5. Hey, Blinken: Reports that Joe Biden intends to name Antony Blinken as secretary of state are also widely carried in the Israeli press.
- Many Hebrew-language news sites play up the fact that Blinken is Jewish, but they look beyond his religious orientation when trying to parse what kind of diplomat he’ll be toward Israel.
- “Blinken is thought of as one of Biden’s closest advisers, and as someone who is involved in forming his policies,” reports Kan. “During the campaign he said that Biden would not return to the US embassy to Tel Aviv, but will open a consulate to the Palestinians.”
- Ynet, which makes sure to note that Blinken’s stepfather is a Holocaust survivor, reports that just last month Blinken “expressed support for returning to the nuclear deal with Iran and for the two-state solution, and claimed that under the Donald Trump administration, which a large majority of Israelis saw as especially good for them, caused Israel serious damage, due to the sharp pullback of US influence from the world stage.”
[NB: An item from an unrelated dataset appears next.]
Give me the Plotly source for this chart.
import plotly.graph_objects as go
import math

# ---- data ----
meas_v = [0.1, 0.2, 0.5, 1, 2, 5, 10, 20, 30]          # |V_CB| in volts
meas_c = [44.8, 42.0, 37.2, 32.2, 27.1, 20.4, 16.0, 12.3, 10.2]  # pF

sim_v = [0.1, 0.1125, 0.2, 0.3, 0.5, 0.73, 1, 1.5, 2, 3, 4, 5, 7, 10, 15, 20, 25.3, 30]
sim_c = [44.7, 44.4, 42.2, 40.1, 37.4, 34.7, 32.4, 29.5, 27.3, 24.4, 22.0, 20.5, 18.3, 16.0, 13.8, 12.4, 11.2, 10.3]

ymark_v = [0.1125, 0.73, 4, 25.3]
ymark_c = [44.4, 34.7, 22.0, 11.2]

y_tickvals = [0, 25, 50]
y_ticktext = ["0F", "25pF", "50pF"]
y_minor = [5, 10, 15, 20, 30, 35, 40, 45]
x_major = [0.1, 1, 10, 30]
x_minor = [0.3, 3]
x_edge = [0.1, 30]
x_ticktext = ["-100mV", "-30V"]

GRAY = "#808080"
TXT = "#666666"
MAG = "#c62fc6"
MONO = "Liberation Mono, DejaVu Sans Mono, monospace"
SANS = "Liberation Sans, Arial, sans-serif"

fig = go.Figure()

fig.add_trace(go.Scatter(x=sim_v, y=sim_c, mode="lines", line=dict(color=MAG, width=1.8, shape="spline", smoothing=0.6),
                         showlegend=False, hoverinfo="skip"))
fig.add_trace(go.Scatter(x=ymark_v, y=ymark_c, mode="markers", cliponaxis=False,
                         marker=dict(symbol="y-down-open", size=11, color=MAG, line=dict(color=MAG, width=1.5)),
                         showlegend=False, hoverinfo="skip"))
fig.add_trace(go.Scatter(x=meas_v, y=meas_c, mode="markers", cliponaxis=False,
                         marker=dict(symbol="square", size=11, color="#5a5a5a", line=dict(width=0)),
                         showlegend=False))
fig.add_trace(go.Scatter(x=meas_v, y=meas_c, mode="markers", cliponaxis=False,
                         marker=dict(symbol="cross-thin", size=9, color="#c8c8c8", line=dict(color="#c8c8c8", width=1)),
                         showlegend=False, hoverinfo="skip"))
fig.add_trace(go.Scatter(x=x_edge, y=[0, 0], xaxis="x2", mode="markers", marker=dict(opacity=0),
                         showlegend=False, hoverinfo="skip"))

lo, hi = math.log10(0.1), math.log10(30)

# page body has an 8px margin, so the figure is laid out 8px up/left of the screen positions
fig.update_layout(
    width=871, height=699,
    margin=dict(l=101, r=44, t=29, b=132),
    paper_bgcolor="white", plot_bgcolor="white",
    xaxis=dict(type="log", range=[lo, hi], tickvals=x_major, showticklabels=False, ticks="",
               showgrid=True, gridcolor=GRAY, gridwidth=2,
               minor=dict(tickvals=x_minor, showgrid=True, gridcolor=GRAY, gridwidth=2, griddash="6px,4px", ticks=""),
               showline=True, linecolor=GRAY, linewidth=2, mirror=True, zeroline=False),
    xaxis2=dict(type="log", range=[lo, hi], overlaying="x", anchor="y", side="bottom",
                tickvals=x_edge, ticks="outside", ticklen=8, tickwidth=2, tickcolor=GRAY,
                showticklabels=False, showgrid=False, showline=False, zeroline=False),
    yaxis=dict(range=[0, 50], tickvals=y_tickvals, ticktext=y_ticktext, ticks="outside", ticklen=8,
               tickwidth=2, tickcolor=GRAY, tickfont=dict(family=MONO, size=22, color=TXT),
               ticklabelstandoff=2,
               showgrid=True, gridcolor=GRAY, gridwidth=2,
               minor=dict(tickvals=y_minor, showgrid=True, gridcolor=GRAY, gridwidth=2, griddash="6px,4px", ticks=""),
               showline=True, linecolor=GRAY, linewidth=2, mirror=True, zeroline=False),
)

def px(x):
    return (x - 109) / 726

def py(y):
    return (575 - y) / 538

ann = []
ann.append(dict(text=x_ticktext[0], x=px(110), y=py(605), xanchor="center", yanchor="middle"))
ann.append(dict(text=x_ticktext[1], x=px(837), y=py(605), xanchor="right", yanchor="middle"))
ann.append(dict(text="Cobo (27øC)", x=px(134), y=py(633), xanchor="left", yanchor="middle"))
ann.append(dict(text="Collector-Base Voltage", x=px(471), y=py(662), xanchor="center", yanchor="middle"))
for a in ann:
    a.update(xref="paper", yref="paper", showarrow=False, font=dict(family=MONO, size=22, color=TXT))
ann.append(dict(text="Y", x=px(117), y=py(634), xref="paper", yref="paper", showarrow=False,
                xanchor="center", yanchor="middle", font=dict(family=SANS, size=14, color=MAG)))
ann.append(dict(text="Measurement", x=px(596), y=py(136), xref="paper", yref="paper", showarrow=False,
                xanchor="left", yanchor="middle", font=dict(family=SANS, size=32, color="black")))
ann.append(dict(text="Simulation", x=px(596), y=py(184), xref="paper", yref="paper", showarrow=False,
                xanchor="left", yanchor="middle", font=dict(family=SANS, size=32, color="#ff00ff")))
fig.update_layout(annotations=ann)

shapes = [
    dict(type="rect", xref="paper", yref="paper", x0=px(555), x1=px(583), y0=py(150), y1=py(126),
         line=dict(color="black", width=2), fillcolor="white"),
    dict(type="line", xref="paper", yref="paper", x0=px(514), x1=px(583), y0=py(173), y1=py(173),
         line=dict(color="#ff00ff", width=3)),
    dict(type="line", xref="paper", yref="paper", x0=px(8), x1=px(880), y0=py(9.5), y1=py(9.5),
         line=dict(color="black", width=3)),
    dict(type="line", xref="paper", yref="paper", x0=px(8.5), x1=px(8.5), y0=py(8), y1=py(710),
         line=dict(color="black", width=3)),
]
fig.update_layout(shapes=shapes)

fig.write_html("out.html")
- Haaretz reports that Blinken “also highlighted Biden’s support for Israel, stating categorically that Biden ‘would not tie military assistance to Israel to any political decisions Israel makes’ during a call organized in May by the Democratic Majority for Israel, an organization that seeks to increase support for Israel within the Democratic Party.”
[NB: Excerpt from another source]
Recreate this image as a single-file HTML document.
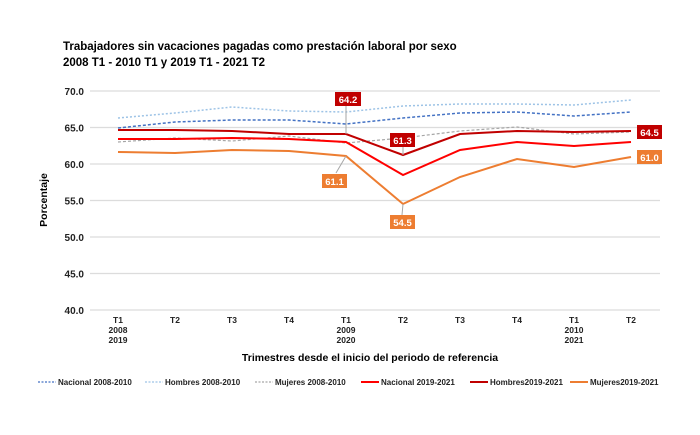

- And ToI’s Magid quips on Twitter that Blinken isn’t likely to follow any of Mike Pompeo’s precedents.
Blinken's also a real mentch, who's unlikely to film his speech to the 2024 DNC from Hebron's Tomb of the Patriarchs https://t.co/qO53Ao2yE9
— Jacob Magid (@JacobMagid) November 23, 2020
- In fact, as the New York Times’s writeup makes clear, Israel probably won’t be the first thing on his mind, or the second: “ Chief among his new priorities will be to re-establish the United States as a trusted ally that is ready to rejoin global agreements and institutions — including the Paris climate accord, the Iran nuclear deal and the World Health Organization — that were jettisoned by Mr. Trump.”